Le donne yazide vittime della violenza dello Stato Islamico rischiano di restare senza supporto medico e psicologico. La denuncia arriva da Murad Ismael, direttore di Yazda, charity con base nella città curdo irachena di Dohuk. Il centro, che ha anche documentato gli omicidi di massa commessi dall’Isis ed è l’unica tra le strutture di assistenza nella regione del nord dell’Iraq ad avere personale yazida, è stato chiuso dalle autorità curde che hanno accusato Ismael e i suoi collaboratori di essere coinvolti in attività politiche sovversive. “La fine delle attività di Yazda fa perdere l’unica possibilità di recupero per le yazide che hanno subito aggressioni sessuali o sono state ridotte in schiavitù dagli uomini di Al-Baghdadi”, ha dichiarato Ismael all’agenzia Reuters.

Gli yazidi costituiscono una piccola minoranza in Iraq, sono di etnia curda ma il loro credo nasce in epoca pre-islamica e si avvicina alle sette agnostiche del Vicino Oriente. Da secoli vivono sul monte Sinjar, nel governatorato iracheno di Ninive. Nell’estate del 2014, con l’avanzata dello Stato Islamico nei territori settentrionali dell’Iraq, migliaia di yazidi sono stati uccisi, circa 5mila persone secondo le stime delle Nazioni Unite.  Altrettanti o più sono stati, invece, obbligati ad arruolarsi o sottoposti a regime di schiavitù mentre le donne sono state oggetto di terribili violenze.

In un’intervista condotta dal giornalista Ja’far Abdul Karim nel suo programma Shabaab Talk trasmesso su Deutsche Welle lo scorso marzo, una sopravvissuta originaria di un villaggio iracheno nell’area di Tel Affar ha raccontato i giorni in cui è stata ostaggio dello Stato Islamico: “Alcune di noi sono state vendute ad altri militanti per due o più pacchetti di sigarette – ha ricordato la giovane – ci tenevano in una stanza separate dagli uomini e ciclicamente venivamo prese per essere violentate. Chi si rifiutava veniva immediatamente uccisa”. La ragazza, inoltre, ha raccontato di aver tentato diverse volte il suicidio, così come altre compagne di prigionia.

Lo scorso giugno, le Nazioni Unite, tramite una commissione indipendente, hanno definito le violenze contro gli yazidi un genocidio e hanno chiesto l’intervento della Corte penale internazionale. Al momento, secondo l’Onu, 3.200 persone tra donne e bambini – 3.735 secondo il governo regionale curdo – sarebbero ancora tenute prigioniere dai miliziani dell’Isis che a distanza di anni continuano a perpetrare soprusi contro la popolazione.

Al momento non è chiaro quanti yazidi  siano detenuti nella città di Mosul, dove ormai da diversi mesi è in corso un’offensiva delle autorità irachene per liberare la città dalle milizie islamiste.
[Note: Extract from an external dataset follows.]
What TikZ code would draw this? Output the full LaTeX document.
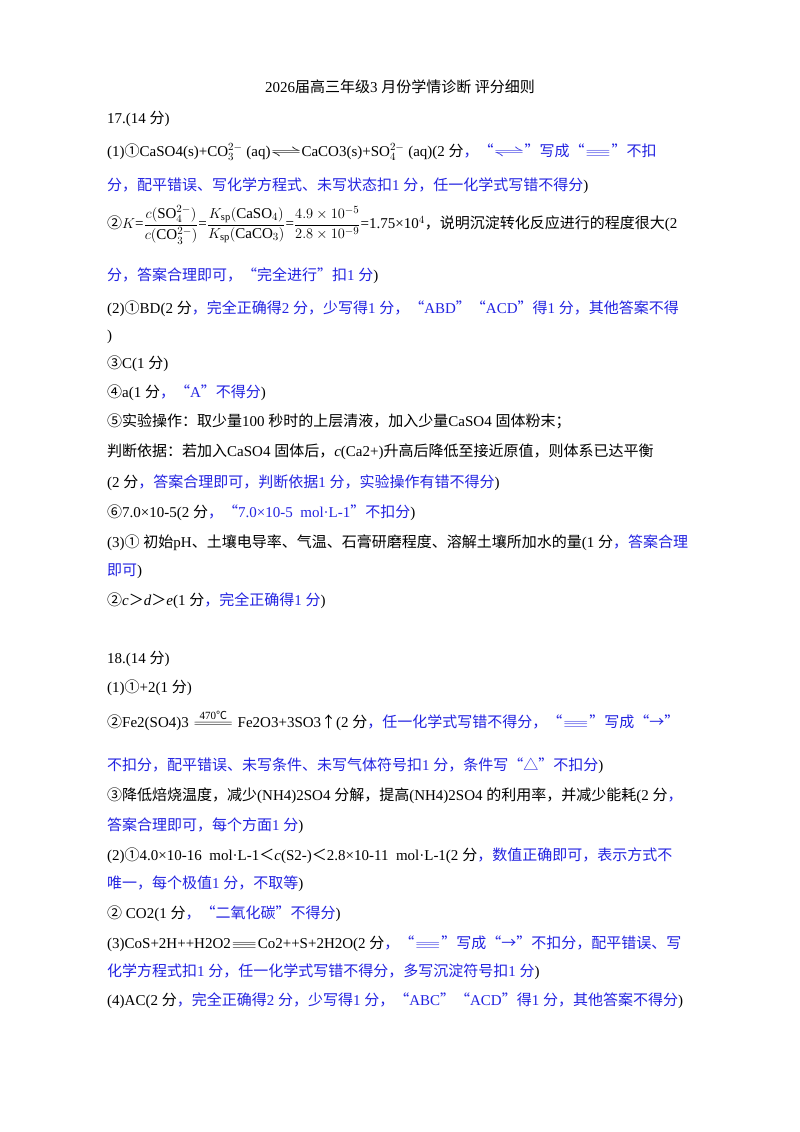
\documentclass[tikz,border=0pt]{standalone}
\usepackage{amsmath}
\usepackage{fontspec}
\setmainfont{Liberation Serif}
\newfontfamily\cjkf{Noto Sans CJK SC}
\XeTeXinterchartokenstate=1
\newXeTeXintercharclass\cjkc
\newcount\cc
\cc="4E00 \loop \XeTeXcharclass\cc=\cjkc \advance\cc 1 \ifnum\cc<"A000 \repeat
\cc="3000 \loop \XeTeXcharclass\cc=\cjkc \advance\cc 1 \ifnum\cc<"3040 \repeat
\cc="FF00 \loop \XeTeXcharclass\cc=\cjkc \advance\cc 1 \ifnum\cc<"FF5F \repeat
\cc="2460 \loop \XeTeXcharclass\cc=\cjkc \advance\cc 1 \ifnum\cc<"2474 \repeat
\XeTeXcharclass"201C=\cjkc \XeTeXcharclass"201D=\cjkc
\XeTeXcharclass"2103=\cjkc \XeTeXcharclass"25B3=\cjkc
\XeTeXcharclass"2191=\cjkc \XeTeXcharclass"2192=\cjkc
\XeTeXinterchartoks 0 \cjkc = {\cjkf}
\XeTeXinterchartoks 4095 \cjkc = {\cjkf}
\XeTeXinterchartoks \cjkc 0 = {\rmfamily}
\XeTeXinterchartoks \cjkc 4095 = {\rmfamily}
\definecolor{bl}{RGB}{35,35,225}
\newcommand{\B}[1]{{\color{bl}#1}}
\newcommand{\eqarr}{\scalebox{2.2}[1]{$\rightleftharpoons$}}
\newcommand{\teq}{\scalebox{2.4}[0.9]{$\equiv$}}
\begin{document}
\begin{tikzpicture}[x=1pt,y=-1pt,
  ln/.style={anchor=west,inner sep=0pt,font=\fontsize{15}{18}\selectfont}]
\useasboundingbox[fill=white] (0,0) rectangle (800,1132);
\node[ln,anchor=center] (t) at (400,87) {2026届高三年级3 月份学情诊断 评分细则};
\node[ln] (a1) at (107,119) {17.(14 分)};
\node[ln] (a2) at (107,152) {(1)①CaSO4(s)+CO$_3^{2-}$ (aq)\eqarr CaCO3(s)+SO$_4^{2-}$ (aq)(2 分\B{，“\eqarr”写成“\teq”不扣}};
\node[ln] (a3) at (107,186) {\B{分，配平错误、写化学方程式、未写状态扣1 分，任一化学式写错不得分})};
\node[ln] (a4) at (107,225) {②$K$=$\dfrac{c(\mathrm{SO}_4^{2-})}{c(\mathrm{CO}_3^{2-})}$=$\dfrac{K_{\mathrm{sp}}(\mathrm{CaSO}_4)}{K_{\mathrm{sp}}(\mathrm{CaCO}_3)}$=$\dfrac{4.9\times10^{-5}}{2.8\times10^{-9}}$=1.75×10$^4$，说明沉淀转化反应进行的程度很大(2};
\node[ln] (a5) at (107,276) {\B{分，答案合理即可，“完全进行”扣1 分})};
\node[ln] (a6) at (107,309) {(2)①BD(2 分\B{，完全正确得2 分，少写得1 分，“ABD”“ACD”得1 分，其他答案不得}};
\node[ln] (a7) at (107,337) {)};
\node[ln] (a8) at (107,364) {③C(1 分)};
\node[ln] (a9) at (107,393) {④a(1 分\B{，“A”不得分})};
\node[ln] (a10) at (107,421) {⑤实验操作：取少量100 秒时的上层清液，加入少量CaSO4 固体粉末；};
\node[ln] (a11) at (107,452) {判断依据：若加入CaSO4 固体后，\textit{c}(Ca2+)升高后降低至接近原值，则体系已达平衡};
\node[ln] (a12) at (107,483) {(2 分\B{，答案合理即可，判断依据1 分，实验操作有错不得分})};
\node[ln] (a13) at (107,513) {⑥7.0×10-5(2 分\B{，“7.0×10-5\ \ mol·L-1”不扣分})};
\node[ln] (a14) at (107,543) {(3)① 初始pH、土壤电导率、气温、石膏研磨程度、溶解土壤所加水的量(1 分\B{，答案合理}};
\node[ln] (a15) at (107,571) {\B{即可})};
\node[ln] (a16) at (107,601) {②\textit{c}＞\textit{d}＞\textit{e}(1 分\B{，完全正确得1 分})};
\node[ln] (b1) at (107,659) {18.(14 分)};
\node[ln] (b2) at (107,688) {(1)①+2(1 分)};
\node[ln] (b3) at (107,720) {②Fe2(SO4)3\,$\overset{\text{\fontsize{11}{11}\selectfont 470℃}}{\scalebox{4}[1]{$=$}}$\,Fe2O3+3SO3↑(2 分\B{，任一化学式写错不得分，“\teq”写成“→”}};
\node[ln] (b4) at (107,766) {\B{不扣分，配平错误、未写条件、未写气体符号扣1 分，条件写“△”不扣分})};
\node[ln] (b5) at (107,796) {③降低焙烧温度，减少(NH4)2SO4 分解，提高(NH4)2SO4 的利用率，并减少能耗(2 分\B{，}};
\node[ln] (b6) at (107,826) {\B{答案合理即可，每个方面1 分})};
\node[ln] (b7) at (107,856) {(2)①4.0×10-16\ \ mol·L-1＜\textit{c}(S2-)＜2.8×10-11\ \ mol·L-1(2 分\B{，数值正确即可，表示方式不}};
\node[ln] (b8) at (107,884) {\B{唯一，每个极值1 分，不取等})};
\node[ln] (b9) at (107,914) {② CO2(1 分\B{，“二氧化碳”不得分})};
\node[ln] (b10) at (107,944) {(3)CoS+2H++H2O2\teq Co2++S+2H2O(2 分\B{，“\teq”写成“→”不扣分，配平错误、写}};
\node[ln] (b11) at (107,972) {\B{化学方程式扣1 分，任一化学式写错不得分，多写沉淀符号扣1 分})};
\node[ln] (b12) at (107,1001) {(4)AC(2 分\B{，完全正确得2 分，少写得1 分，“ABC”“ACD”得1 分，其他答案不得分})};
\end{tikzpicture}
\end{document}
Secondo quanto riportato da alcuni giornali internazionali, i soldati del califfato avrebbero già trasferito diversi prigionieri yazidi in Siria, in particolare nell’area della città di Raqqa. Un comandante dell’Isis operativo in Iraq ha dichiarato al Wall Street Journal che il gruppo “stava inviando le proprie risorse umane in Siria” con il progetto di compiere gli ultimi attacchi con l’utilizzo di kamikaze o di trappole esplosive prima di lasciare l’Iraq.